What is the correct terminology for a “symplectic covariant” equation?

A Lorentz covariant equation is one that takes the same form even when a Lorentz transformation is applied to each variable. Lorentz covariance is generally made manifest by writing the equation with all Lorentz indices contracted together with the Minkowski metric, so that each scalar quantity in the equation is a Lorentz invariant.

$$\partial_\mu x^\mu = \eta_{\mu \nu} \partial^\mu x^\nu = 0,$$

$$x^\mu = (t,x,y,z), \quad \quad \eta_{\mu \nu} = \mathrm{diag}\{-1,1,1,1\}.$$

Question: What is the corresponding term for "symplectic covariance", where all variables with symplectic indices are contracted together using the symplectic form $\epsilon_{ab} = \{\{0,1\},\{-1,0\}\}$? Here's an example using a dynamical equations for the Wigner function in quantum mechanics.
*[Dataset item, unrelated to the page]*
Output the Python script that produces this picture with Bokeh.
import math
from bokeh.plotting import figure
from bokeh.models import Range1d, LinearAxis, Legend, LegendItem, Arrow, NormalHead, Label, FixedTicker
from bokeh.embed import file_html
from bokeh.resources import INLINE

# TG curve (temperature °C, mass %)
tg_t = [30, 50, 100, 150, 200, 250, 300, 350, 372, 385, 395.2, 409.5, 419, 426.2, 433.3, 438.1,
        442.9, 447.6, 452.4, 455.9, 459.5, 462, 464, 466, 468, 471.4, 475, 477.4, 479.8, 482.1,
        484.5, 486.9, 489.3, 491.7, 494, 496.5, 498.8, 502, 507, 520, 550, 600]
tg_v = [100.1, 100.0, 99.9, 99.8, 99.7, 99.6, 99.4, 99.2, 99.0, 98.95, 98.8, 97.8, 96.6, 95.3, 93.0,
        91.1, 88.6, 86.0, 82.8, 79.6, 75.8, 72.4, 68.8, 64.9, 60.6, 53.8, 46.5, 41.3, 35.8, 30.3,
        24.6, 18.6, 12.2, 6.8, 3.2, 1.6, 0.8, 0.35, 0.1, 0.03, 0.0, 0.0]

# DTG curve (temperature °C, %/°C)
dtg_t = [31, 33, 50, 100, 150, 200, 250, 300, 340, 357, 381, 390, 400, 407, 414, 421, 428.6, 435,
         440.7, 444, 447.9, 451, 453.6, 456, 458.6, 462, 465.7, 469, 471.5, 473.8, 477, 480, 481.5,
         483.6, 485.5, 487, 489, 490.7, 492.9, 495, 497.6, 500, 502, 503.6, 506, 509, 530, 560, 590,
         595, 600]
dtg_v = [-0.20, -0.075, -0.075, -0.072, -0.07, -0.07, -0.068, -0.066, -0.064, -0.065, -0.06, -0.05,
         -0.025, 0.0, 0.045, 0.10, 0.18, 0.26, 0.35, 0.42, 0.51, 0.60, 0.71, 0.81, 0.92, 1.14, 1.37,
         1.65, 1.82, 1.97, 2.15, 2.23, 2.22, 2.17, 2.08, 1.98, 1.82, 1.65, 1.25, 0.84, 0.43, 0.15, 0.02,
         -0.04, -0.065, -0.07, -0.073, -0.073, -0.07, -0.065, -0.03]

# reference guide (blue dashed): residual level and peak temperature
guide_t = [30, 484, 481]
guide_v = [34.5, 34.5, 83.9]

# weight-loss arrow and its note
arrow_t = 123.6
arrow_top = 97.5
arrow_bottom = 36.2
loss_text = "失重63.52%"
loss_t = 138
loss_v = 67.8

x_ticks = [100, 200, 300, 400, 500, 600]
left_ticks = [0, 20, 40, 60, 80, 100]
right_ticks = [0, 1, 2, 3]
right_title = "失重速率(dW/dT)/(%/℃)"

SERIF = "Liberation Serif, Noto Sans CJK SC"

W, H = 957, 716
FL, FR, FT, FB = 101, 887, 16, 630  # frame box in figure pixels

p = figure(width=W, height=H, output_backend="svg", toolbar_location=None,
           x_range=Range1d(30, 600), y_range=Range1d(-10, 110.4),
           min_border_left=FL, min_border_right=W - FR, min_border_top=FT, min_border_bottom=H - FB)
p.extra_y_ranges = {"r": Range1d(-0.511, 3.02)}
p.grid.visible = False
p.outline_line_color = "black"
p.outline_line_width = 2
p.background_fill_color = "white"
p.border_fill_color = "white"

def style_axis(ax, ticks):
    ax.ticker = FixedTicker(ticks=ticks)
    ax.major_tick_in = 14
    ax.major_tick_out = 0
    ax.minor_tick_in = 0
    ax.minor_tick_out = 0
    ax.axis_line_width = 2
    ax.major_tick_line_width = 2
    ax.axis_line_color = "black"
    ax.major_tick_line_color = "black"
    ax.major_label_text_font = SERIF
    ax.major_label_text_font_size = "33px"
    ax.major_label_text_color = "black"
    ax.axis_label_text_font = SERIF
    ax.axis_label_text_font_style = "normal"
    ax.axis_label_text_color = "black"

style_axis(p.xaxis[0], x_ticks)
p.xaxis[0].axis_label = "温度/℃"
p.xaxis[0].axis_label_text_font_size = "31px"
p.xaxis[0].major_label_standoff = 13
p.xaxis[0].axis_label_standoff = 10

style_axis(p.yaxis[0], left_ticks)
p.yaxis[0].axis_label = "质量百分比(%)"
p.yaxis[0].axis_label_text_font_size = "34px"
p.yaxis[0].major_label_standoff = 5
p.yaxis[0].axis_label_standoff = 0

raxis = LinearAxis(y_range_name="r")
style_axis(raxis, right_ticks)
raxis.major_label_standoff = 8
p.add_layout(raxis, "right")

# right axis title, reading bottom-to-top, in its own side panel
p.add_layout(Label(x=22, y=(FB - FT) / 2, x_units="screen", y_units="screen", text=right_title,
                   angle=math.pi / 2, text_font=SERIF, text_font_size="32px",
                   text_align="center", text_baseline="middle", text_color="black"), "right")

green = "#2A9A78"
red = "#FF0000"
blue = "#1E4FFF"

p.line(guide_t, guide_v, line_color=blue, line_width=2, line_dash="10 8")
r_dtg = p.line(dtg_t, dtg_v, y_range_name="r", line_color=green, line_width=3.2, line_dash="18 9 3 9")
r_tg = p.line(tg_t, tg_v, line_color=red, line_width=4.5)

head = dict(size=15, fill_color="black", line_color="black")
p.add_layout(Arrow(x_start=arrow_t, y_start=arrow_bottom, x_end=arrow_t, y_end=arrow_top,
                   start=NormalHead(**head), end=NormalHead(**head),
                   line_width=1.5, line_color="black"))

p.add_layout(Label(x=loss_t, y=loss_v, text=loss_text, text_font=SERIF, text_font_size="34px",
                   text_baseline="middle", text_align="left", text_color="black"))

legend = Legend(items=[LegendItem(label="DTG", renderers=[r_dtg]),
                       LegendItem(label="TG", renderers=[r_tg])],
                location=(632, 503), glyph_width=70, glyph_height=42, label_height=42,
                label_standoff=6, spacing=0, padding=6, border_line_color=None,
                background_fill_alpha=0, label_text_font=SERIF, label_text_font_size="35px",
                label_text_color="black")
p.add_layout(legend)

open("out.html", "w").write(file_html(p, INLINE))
$$\partial_t W(\alpha) = F^{ab} \partial_a \alpha_b W(\alpha) = \epsilon_{ac} \epsilon_{bd} F_{ab} \partial_c \alpha_d W(\alpha) ,$$

$$\alpha = (\alpha_x,\alpha_p) = (x,p), \quad \quad F^{ab} = \{\{F^{xx},F^{xp}\},\{F^{px},F^{pp}\}\}.$$

The reason the terminology is unclear is that this is really only covariant under linear symplectic transformations (i.e., linear transformations that preserve the symplectic form). Strictly speaking, "symplectic covariance" suggests a lot more generality, akin to diffemorphism covariance.